▶ [THE REQUEST] Print them exactly: the lines from the beginning of the entries below through the line that contains "608, 433, 440];", and only those, with the pictures left out.

## Start DATA ROWS

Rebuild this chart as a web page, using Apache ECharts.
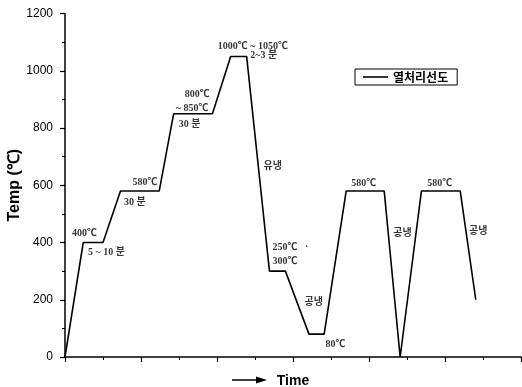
<!DOCTYPE html>
<html>
<head>
<meta charset="utf-8">
<script src="https://cdn.jsdelivr.net/npm/echarts@6/dist/echarts.min.js"></script>
<style>html,body{margin:0;padding:0;background:#fff}#c{width:522px;height:387px}</style>
</head>
<body>
<div id="c"></div>
<script>
// Heat-treatment curve: time (arbitrary units) vs temperature (°C)
const timeValues = [0, 2.4, 5, 7.3, 12.4, 14.3, 19.4, 21.8, 23.9, 26.9, 29, 32.1, 34.1, 37, 42, 44.1, 46.9, 52, 54.05];
const tempValues = [0, 400, 400, 580, 580, 850, 850, 1050, 1050, 300, 300, 80, 80, 580, 580, 0, 580, 580, 200];
const seriesName = '열처리선도';
const yTicks = [0, 200, 400, 600, 800, 1000, 1200];

// Annotation texts and their anchor (left edge, data coords)
const noteTexts = ['400℃', '5 ~ 10 분', '580℃', '30 분', '800℃', '~ 850℃', '30 분', '1000℃ ~ 1050℃', '2~3 분', '유냉', '250℃   ·', '300℃', '공냉', '80℃', '580℃', '580℃', '공냉', '공냉'];
const noteX = [0.92, 3.02, 8.89, 7.75, 15.75, 14.57, 14.97, 20.09, 24.38, 26.13, 27.31, 27.31, 31.51, 34.27, 37.68, 47.66, 43.19, 53.17];
const noteY = [433, 367, 611, 541, 919, 870, 814, 1086, 1055, 667, 384, 335, 192, 45, 608, 608, 433, 440];

const chart = echarts.init(document.getElementById('c'));
const axisStyle = {lineStyle: {color: '#000', width: 1.5}};
chart.setOption({
  animation: false,
  backgroundColor: '#fff',
  grid: {left: 65, right: 1, top: 13.5, bottom: 30, containLabel: false, outerBoundsMode: 'none'},
  legend: {
    data: [{name: seriesName, icon: 'path://M0 0H25V1.6H0Z'}],
    left: 355, top: 69,
    borderColor: '#000', borderWidth: 1,
    padding: [2, 9, 2, 8],
    itemWidth: 25, itemHeight: 14, itemGap: 5,
    textStyle: {fontFamily: 'Noto Sans CJK KR', fontWeight: 'bold', fontSize: 12, color: '#000'}
  },
  xAxis: {
    type: 'value', min: 0, max: 60, interval: 10,
    axisLine: axisStyle,
    axisTick: {show: true, length: 5, lineStyle: {color: '#000', width: 1.2}},
    minorTick: {show: true, splitNumber: 2, length: 3, lineStyle: {color: '#000', width: 1}},
    axisLabel: {show: false},
    splitLine: {show: false},
    name: 'Time', nameLocation: 'middle', nameGap: 17,
    nameTextStyle: {fontFamily: 'Liberation Sans', fontWeight: 'bold', fontSize: 14, color: '#000'}
  },
  yAxis: {
    type: 'value', min: 0, max: 1200, interval: 200,
    axisLine: axisStyle,
    axisTick: {show: true, length: 5, lineStyle: {color: '#000', width: 1.2}},
    minorTick: {show: true, splitNumber: 2, length: 3, lineStyle: {color: '#000', width: 1}},
    axisLabel: {margin: 12, fontFamily: 'Liberation Sans', fontSize: 12, color: '#000',
      formatter: v => yTicks.includes(v) ? String(v) : ''},
    splitLine: {show: false},
    name: 'Temp (℃)', nameLocation: 'middle', nameGap: 42, nameMoveOverlap: false,
    nameTextStyle: {fontFamily: 'Liberation Sans', fontWeight: 'bold', fontSize: 16, color: '#000'}
  },
  graphic: [
    {type: 'line', shape: {x1: 232, y1: 380, x2: 259, y2: 380}, style: {stroke: '#000', lineWidth: 1.5}},
    {type: 'polygon', shape: {points: [[256, 376.5], [267, 380], [256, 383.5]]}, style: {fill: '#000'}}
  ],
  series: [
    {
      name: seriesName, type: 'line', symbol: 'none',
      lineStyle: {color: '#000', width: 1.6},
      itemStyle: {color: '#000'},
      data: timeValues.map((t, i) => [t, tempValues[i]])
    },
    {
      name: 'notes', type: 'scatter', symbolSize: 0, silent: true,
      data: noteTexts.map((s, i) => ({name: s, value: [noteX[i], noteY[i]]})),
      label: {show: true, position: [0, 0], align: 'left', verticalAlign: 'middle',
        formatter: p => p.name,
        fontFamily: 'Liberation Serif, Noto Sans CJK KR', fontWeight: 'bold', fontSize: 10, color: '#000'}
    }
  ]
});
</script>
</body>
</html>
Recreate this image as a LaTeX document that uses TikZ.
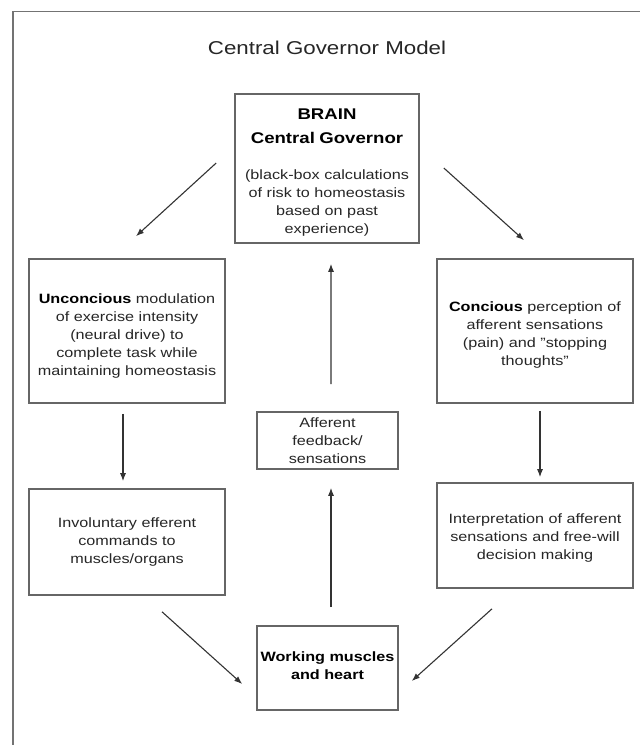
\documentclass[tikz,border=0pt]{standalone}
\usepackage{fontspec}
\setmainfont{Liberation Sans}[FakeStretch=1.2]
\usetikzlibrary{arrows.meta,calc}
\newcommand{\bodyfont}{\fontsize{13.5bp}{18bp}\selectfont}
\newcommand{\headfont}{\fontsize{15.5bp}{24bp}\selectfont\bfseries}
\newcommand{\topstrut}[1]{\rule{0pt}{#1}}
\newcommand{\botstrut}[1]{\rule[-#1]{0pt}{#1}}
\newcommand{\dq}{{\char34}}
\begin{document}
\begin{tikzpicture}[x=1bp,y=-1bp,
  box/.style={draw=black!60, line width=1.6bp, inner sep=0pt, text=black!85, font=\bodyfont},
  arr/.style={draw=black!80, line width=1.1bp, -{Latex[length=8bp,width=6bp]}},
  frameline/.style={draw=black!55, line width=1.6bp}
]
\useasboundingbox (0,0) rectangle (640,745);
\fill[white] (0,0) rectangle (640,745);
\draw[frameline] (12.7,745) -- (12.7,11.7) -- (640,11.7);

\node[anchor=base, font=\fontsize{18.6bp}{22bp}\selectfont, text=black!85] (title) at (327,55) {Central Governor Model};

\node[box, minimum width=184bp, minimum height=149bp, text width=184bp] (brain) at (327,168.5)
  {\centering{\headfont\color{black}\topstrut{19bp}BRAIN\\Central Governor\par}\vspace{18bp}(black-box calculations\\of risk to homeostasis\\based on past\\experience)\par};

\node[box, minimum width=196bp, minimum height=144bp, text width=196bp] (uncon) at (127,331)
  {\centering\topstrut{19bp}\textbf{\color{black}Unconcious} modulation\\of exercise intensity\\(neural drive) to\\complete task while\\maintaining homeostasis\par};

\node[box, minimum width=196bp, minimum height=144bp, text width=196bp] (conc) at (535,331)
  {\centering\topstrut{17bp}\textbf{\color{black}Concious} perception of\\afferent sensations\\(pain) and \dq stopping\\thoughts\dq\par};

\node[box, minimum width=141bp, minimum height=57bp, text width=141bp] (aff) at (327.5,440.5)
  {\centering Afferent\\feedback/\\sensations\par};

\node[box, minimum width=196bp, minimum height=106bp, text width=196bp] (invol) at (127,542)
  {\centering Involuntary efferent\\commands to\\muscles/organs\par};

\node[box, minimum width=196bp, minimum height=105bp, text width=196bp] (interp) at (535,535.5)
  {\centering\topstrut{15bp}Interpretation of afferent\\sensations and free-will\\decision making\par};

\node[box, minimum width=141bp, minimum height=84bp, text width=141bp] (work) at (327.5,668)
  {\centering\bfseries\color{black} Working muscles\\and heart\botstrut{4bp}\par};

\coordinate (a1s) at ($(brain.west)+(-18,-5.5)$);
\coordinate (a1e) at ($(uncon.north)+(9,-22)$);
\coordinate (a2s) at ($(brain.east)+(24,-0.5)$);
\coordinate (a2e) at ($(conc.north)+(-11,-18)$);
\coordinate (a3s) at ($(uncon.south)+(-4,10)$);
\coordinate (a3e) at ($(invol.north)+(-4,-7)$);
\coordinate (a4s) at ($(conc.south)+(5,7)$);
\coordinate (a4e) at ($(interp.north)+(5,-5)$);
\coordinate (a5s) at ($(invol.south)+(35,16)$);
\coordinate (a5e) at ($(work.west)+(-14,16)$);
\coordinate (a6s) at ($(interp.south)+(-43,20)$);
\coordinate (a6e) at ($(work.east)+(13,13)$);
\coordinate (a7s) at ($(work.north)+(3.5,-18)$);
\coordinate (a7e) at ($(aff.south)+(3.5,18)$);
\coordinate (a8s) at ($(aff.north)+(3.5,-27)$);
\coordinate (a8e) at ($(brain.south)+(4,20)$);

\draw[arr] (a1s) -- (a1e);
\draw[arr] (a2s) -- (a2e);
\draw[arr] (a3s) -- (a3e);
\draw[arr] (a4s) -- (a4e);
\draw[arr] (a5s) -- (a5e);
\draw[arr] (a6s) -- (a6e);
\draw[arr] (a7s) -- (a7e);
\draw[arr] (a8s) -- (a8e);
\end{tikzpicture}
\end{document}
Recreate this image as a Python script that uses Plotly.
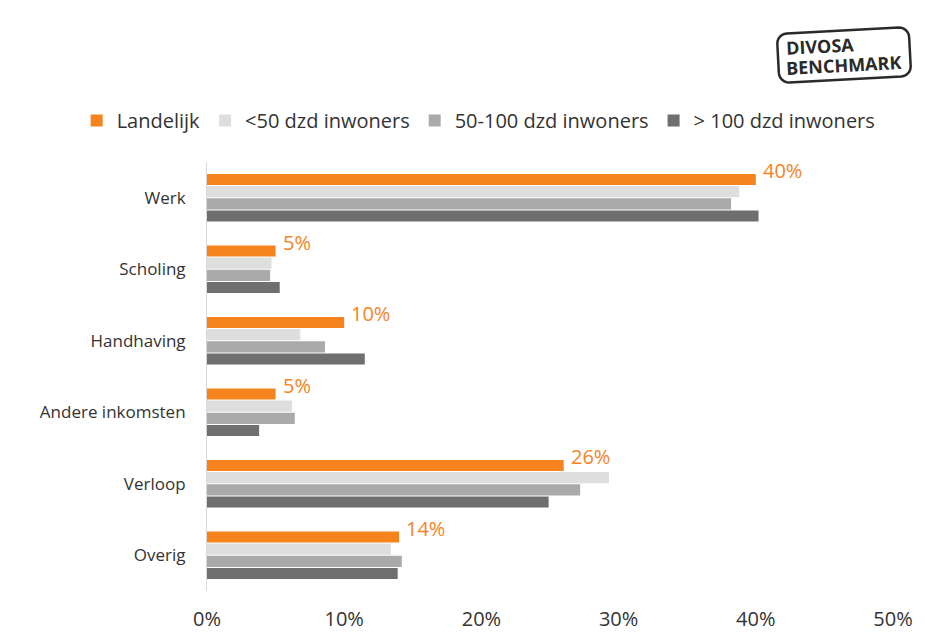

## End DATA ROWS

▶ [TASK RESULT]
Rebuild this chart as a web page, using Apache ECharts.
<!DOCTYPE html>
<html>
<head>
<meta charset="utf-8">
<script src="https://cdn.jsdelivr.net/npm/echarts@6/dist/echarts.min.js"></script>
<style>html,body{margin:0;padding:0;background:#fff}#c{width:522px;height:387px}</style>
</head>
<body>
<div id="c"></div>
<script>
// Heat-treatment curve: time (arbitrary units) vs temperature (°C)
const timeValues = [0, 2.4, 5, 7.3, 12.4, 14.3, 19.4, 21.8, 23.9, 26.9, 29, 32.1, 34.1, 37, 42, 44.1, 46.9, 52, 54.05];
const tempValues = [0, 400, 400, 580, 580, 850, 850, 1050, 1050, 300, 300, 80, 80, 580, 580, 0, 580, 580, 200];
const seriesName = '열처리선도';
const yTicks = [0, 200, 400, 600, 800, 1000, 1200];

// Annotation texts and their anchor (left edge, data coords)
const noteTexts = ['400℃', '5 ~ 10 분', '580℃', '30 분', '800℃', '~ 850℃', '30 분', '1000℃ ~ 1050℃', '2~3 분', '유냉', '250℃   ·', '300℃', '공냉', '80℃', '580℃', '580℃', '공냉', '공냉'];
const noteX = [0.92, 3.02, 8.89, 7.75, 15.75, 14.57, 14.97, 20.09, 24.38, 26.13, 27.31, 27.31, 31.51, 34.27, 37.68, 47.66, 43.19, 53.17];
const noteY = [433, 367, 611, 541, 919, 870, 814, 1086, 1055, 667, 384, 335, 192, 45, 608, 608, 433, 440];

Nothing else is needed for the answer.